In one scene, Reeves needed Price to shoot his flintlock between the ears of the horse he was riding. When Price realised that Reeves had ordered that an actual blank charge was to be used so the weapon's puff of smoke would be visible, he shouted, "What? You want the gun to go bang between the ears of this fucking nag? How do you think he's going to react?" However, Reeves insisted and, when the gun went off, the horse reared and sent Price tumbling onto the ground. Price was not hurt but he was extremely angered by the incident.
Now I want to re-watch the AIP version to hear the Baxter score again.
Wikipedia has some interesting trivia:
Hollywood Citizen News was appalled by the film: "A disgrace to the producers and scripters, and a sad commentary on the art of filmmaking … a film with such bestial brutality and orgiastic sadism, one wonders how it ever passed customs to be released in this country."[14] The trade journal Box Office noted that: "Fans of the horror film will be glad to know that Vincent Price is back to add another portrait to his gallery of arch-fiends … bathed in the most stomach-churning gore imaginable …"[14] Variety opined that "Dwyer gives evidence of acting talent, but she and all principals are hampered by Michael Reeves's mediocre script and ordinary direction."[32] In a more favourable notice written for The New York Times, Renata Adler expressed that the film featured "any number of attractive young aspiring stars who seem to have been cast … mainly for their ability to scream. … Price has a good time as a materialistic witch-hunter and woman-disfigurer and dismemberer, and the audience at the dark, ornate New Amsterdam seemed to have a good time as well. There are lines like, "Take three good men and ride into East Anglia," through which a man behind me snored and a middle-aged couple next to him quarreled viciously, but people woke up for the action and particularly cheered when Price was hacked to death"

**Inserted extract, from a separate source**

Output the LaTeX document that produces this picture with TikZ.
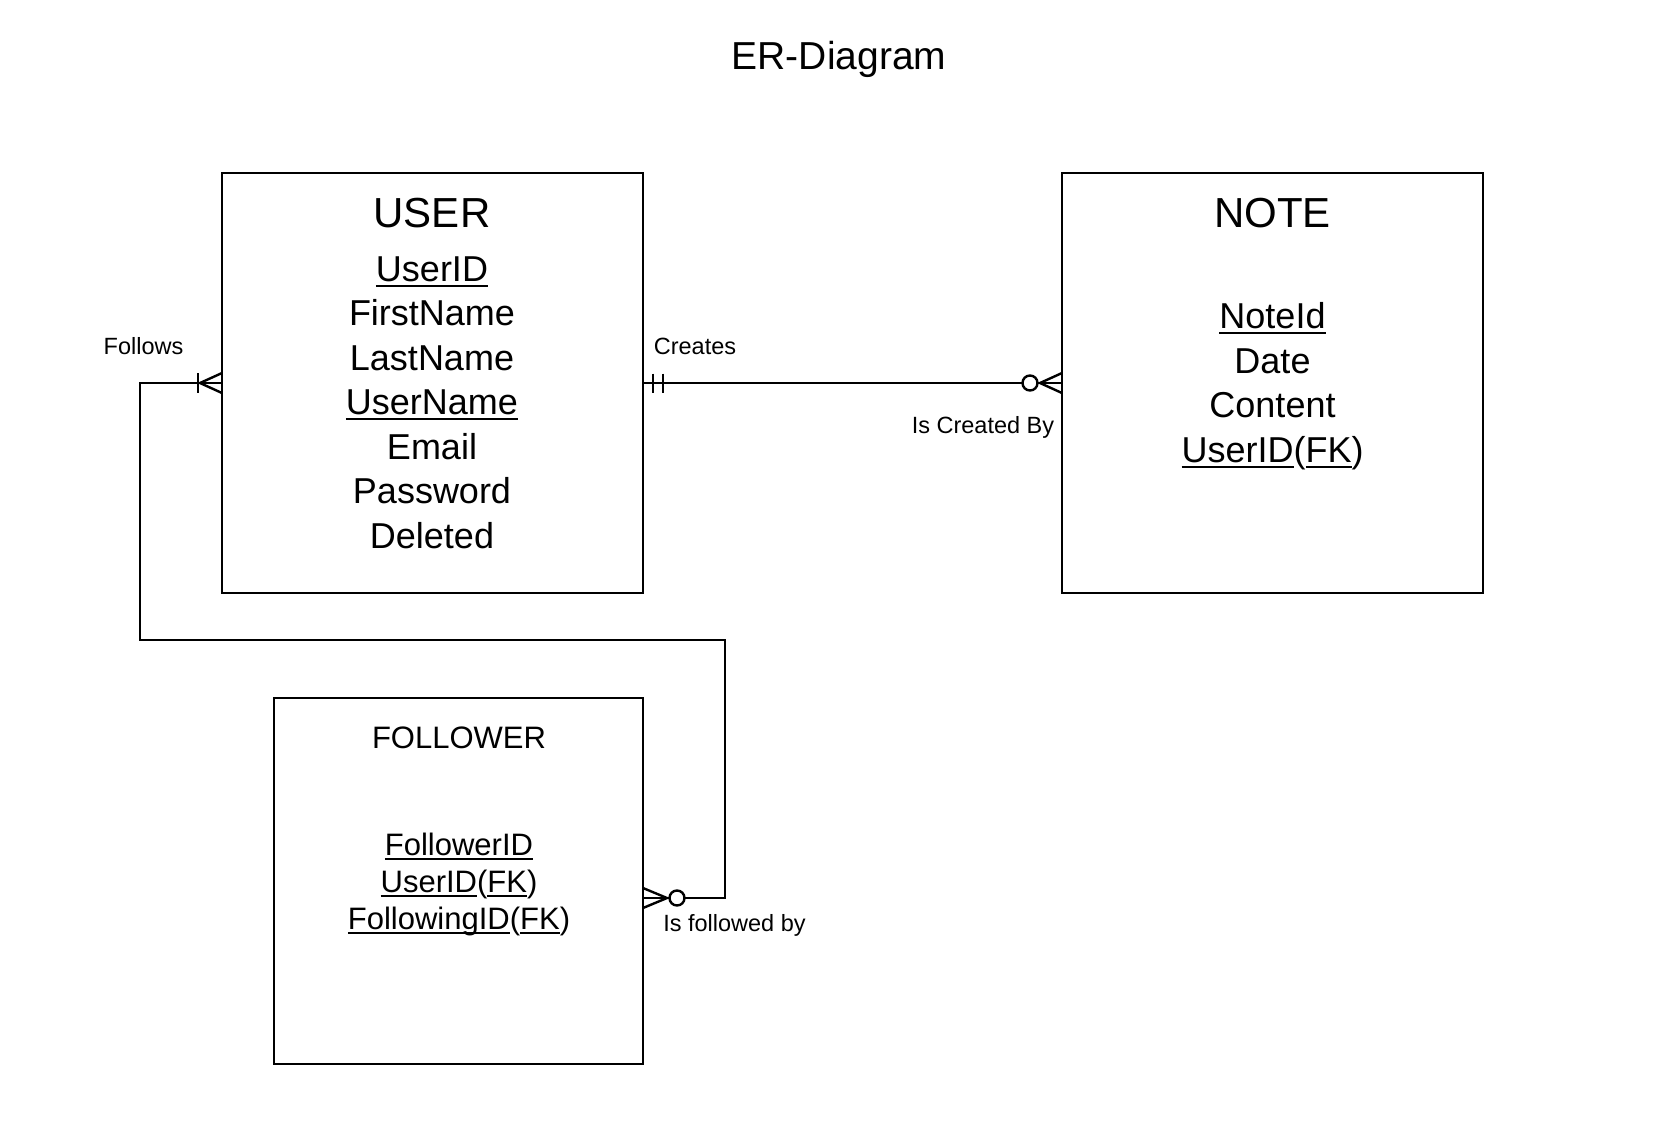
\documentclass[tikz,border=0pt]{standalone}
\usepackage{fontspec}
\setmainfont{Liberation Sans}
\newlength\myuldepth \setlength\myuldepth{3.5pt}
\newlength\myulthick \setlength\myulthick{2.1pt}
\newcommand\myul[1]{\setbox0\hbox{#1}\rlap{\rule[\dimexpr-\myuldepth-\myulthick\relax]{\wd0}{\myulthick}}\box0}
\begin{document}
\begin{tikzpicture}[x=1pt,y=-1pt,
  entity/.style={draw, line width=2.8pt, outer sep=0pt, inner sep=0pt},
  conn/.style={line width=2.4pt},
  txt/.style={anchor=base, inner sep=0pt},
  etitle/.style={txt, font=\fontsize{42}{46}\selectfont},
  attr/.style={txt, font=\fontsize{36}{40}\selectfont\setlength\myuldepth{3.5pt}\setlength\myulthick{2.2pt}},
  ftitle/.style={txt, font=\fontsize{31}{35}\selectfont},
  fattr/.style={txt, font=\fontsize{31}{35}\selectfont\setlength\myuldepth{3pt}\setlength\myulthick{2pt}},
  lbl/.style={txt, font=\fontsize{23.5}{27}\selectfont},
  ring/.style={draw, line width=2.4pt, fill=white, circle, minimum size=15pt, inner sep=0pt}
]
\useasboundingbox[fill=white] (0,0) rectangle (1674,1130);

% title
\node[txt, font=\fontsize{39}{43}\selectfont] (title) at (839,69.5) {ER-Diagram};

% entities
\node[entity, minimum width=421pt, minimum height=420pt] (user) at (432.5,383) {};
\node[entity, minimum width=421pt, minimum height=420pt] (note) at (1272.5,383) {};
\node[entity, minimum width=369pt, minimum height=366pt] (follower) at (458.5,881) {};

% USER text
\node[etitle] (utitle) at (432,227.5) {USER};
\node[attr] (u1) at (432,281) {\myul{UserID}};
\node[attr] (u2) at (432,325.5) {FirstName};
\node[attr] (u3) at (432,370) {LastName};
\node[attr] (u4) at (432,414.5) {\myul{UserName}};
\node[attr] (u5) at (432,459) {Email};
\node[attr] (u6) at (432,503.5) {Password};
\node[attr] (u7) at (432,548) {Deleted};

% NOTE text
\node[etitle] (ntitle) at (1272.5,227.5) {NOTE};
\node[attr] (n1) at (1272.5,328) {\myul{NoteId}};
\node[attr] (n2) at (1272.5,373) {Date};
\node[attr] (n3) at (1272.5,417.5) {Content};
\node[attr] (n4) at (1272.5,462.5) {\myul{UserID}(\myul{FK})};

% FOLLOWER text
\node[ftitle] (ftitle) at (459,748) {FOLLOWER};
\node[fattr] (f1) at (459,855) {\myul{FollowerID}};
\node[fattr] (f2) at (459,892) {\myul{UserID}(\myul{FK})};
\node[fattr] (f3) at (459,929) {\myul{FollowingID}(\myul{FK})};

% labels
\node[lbl] (lfollows) at (143.5,354.5) {Follows};
\node[lbl] (lcreates) at (695,354.5) {Creates};
\node[lbl] (lcreated) at (983,433.5) {Is Created By};
\node[lbl] (lfollowed) at (734.5,931.5) {Is followed by};

% Creates connector
\draw[conn] (user.east) -- (note.west);
\draw[conn] ([shift={(10,-9.5)}]user.east) -- ++(0,19);
\draw[conn] ([shift={(20,-9.5)}]user.east) -- ++(0,19);
\draw[conn] ([shift={(0,-10)}]note.west) -- ([shift={(-22,0)}]note.west) -- ([shift={(0,10)}]note.west);
\node[ring] (r1) at ([shift={(-32,0)}]note.west) {};

% Follows connector
\coordinate (fe) at ([yshift=-17pt]follower.east);
\coordinate (b1) at (140,383);
\coordinate (b2) at (140,640);
\coordinate (b3) at (725,640);
\coordinate (b4) at (725,898);
\draw[conn] (user.west) -- (b1) -- (b2) -- (b3) -- (b4) -- (fe);
\draw[conn] ([shift={(0,-10)}]user.west) -- ([shift={(-22,0)}]user.west) -- ([shift={(0,10)}]user.west);
\draw[conn] ([shift={(-24,-10)}]user.west) -- ++(0,20);
\draw[conn] ([shift={(0,-10)}]fe) -- ([shift={(24,0)}]fe) -- ([shift={(0,10)}]fe);
\node[ring] (r2) at ([shift={(34,0)}]fe) {};
\end{tikzpicture}
\end{document}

This is an interesting take: Robin Wood wrote that "Witchfinder General is certainly [Reeves’] most successfully achieved work … what one is immediately struck by is the assurance and intensity of what is on the screen… the English countryside is felt as a real presence: it is difficult to think of other films in which it has been used so sensitively and meaningfully. With it is associated Paul Ferris’ theme-music, which suggests a traditional air without being actual quotation. Against the peace and fertility of nature is set the depravity of men."
Historical accuracy
Gaskill had several complaints regarding the film's "distortions and flights of fancy". While Hopkins and his assistant John Stearne really did torture, try and hang John Lowes, the vicar of Brandeston, Gaskill notes that other than those basic facts the film's narrative is "almost completely fictitious." In the movie, the fictional character of Richard Marshall pursues Hopkins relentlessly to death, but in reality the "gentry, magistrates and clergy, who undermined his work in print and at law" were in pursuit of Hopkins throughout his (brief) murderous career, as he was never legally sanctioned to perform his witch-hunting duties. Hopkins was also not axed to death, and instead "withered away from consumption at his Essex home in 1647". Price was 56 when he played Hopkins, but "the real Hopkins was in his 20s". According to Gaskill, one of the film's "most striking errors is its total omission of court cases: witches are simply tortured, then hanged from the nearest tree.